The trick, as always for Canada, is to seize the day and use that leverage now.

That requires a game plan with national vision that crosses political party lines and is executed swiftly, precisely and efficiently.

When was the last time that happened in Canada?

The ongoing congestion at West Coast U.S. ports in general and Los Angeles-Long Beach in particular is already diverting cargo from some major shipping lines north to Vancouver and Prince Rupert. Analysts see that congestion extending well into 2022 and perhaps on into 2023 as shipping delays recently reached 30 days on some China-Europe routes and 22 days on China West Coast-U.S. routes.

Both major B.C. ports are serviced by good transcontinental rail service to North America’s East Coast and the American Midwest heartland.
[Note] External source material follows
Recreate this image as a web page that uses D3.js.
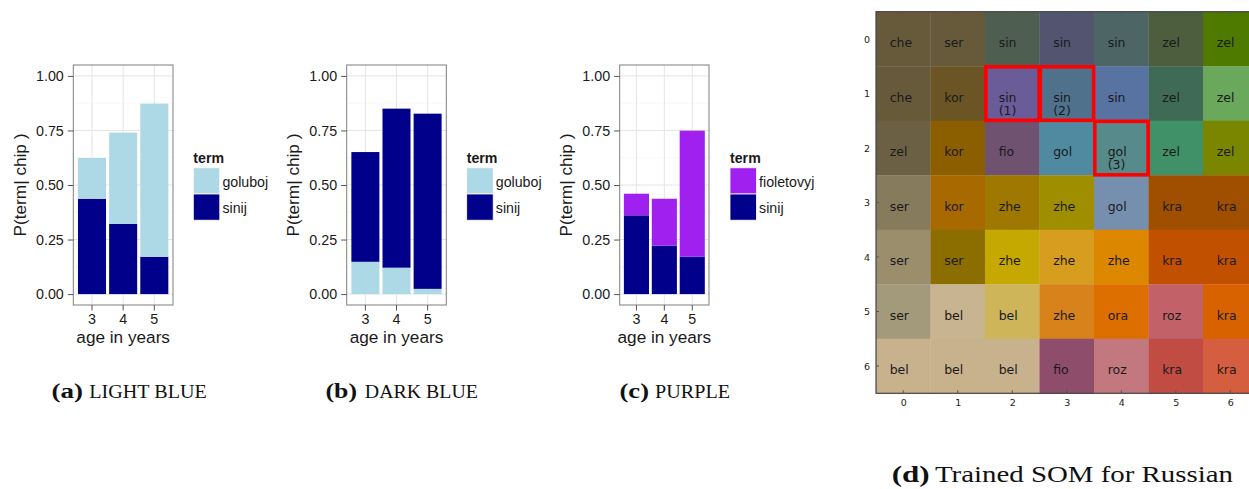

They also have less port congestion than their U.S. counterparts, and ocean carriers avoid costly U.S. harbour maintenance fees when they load and unload in Canadian ports.

But infrastructure and human resources challenges outside Canada’s ports need addressing now if more major shipping lines are to make temporary diversions north permanent.

The country needs more container-handling capacity, more warehouse space, more inland container terminals and transloading hubs, a more efficient trucking system and better last-mile delivery.

Canada also needs a workforce willing to do the legwork required to compete globally in the goods movement game. Delivering on any of those pressing needs today remains doubtful in an economy burdened by minor-league political vision, mounting public debt and widespread job vacancies and labour shortages.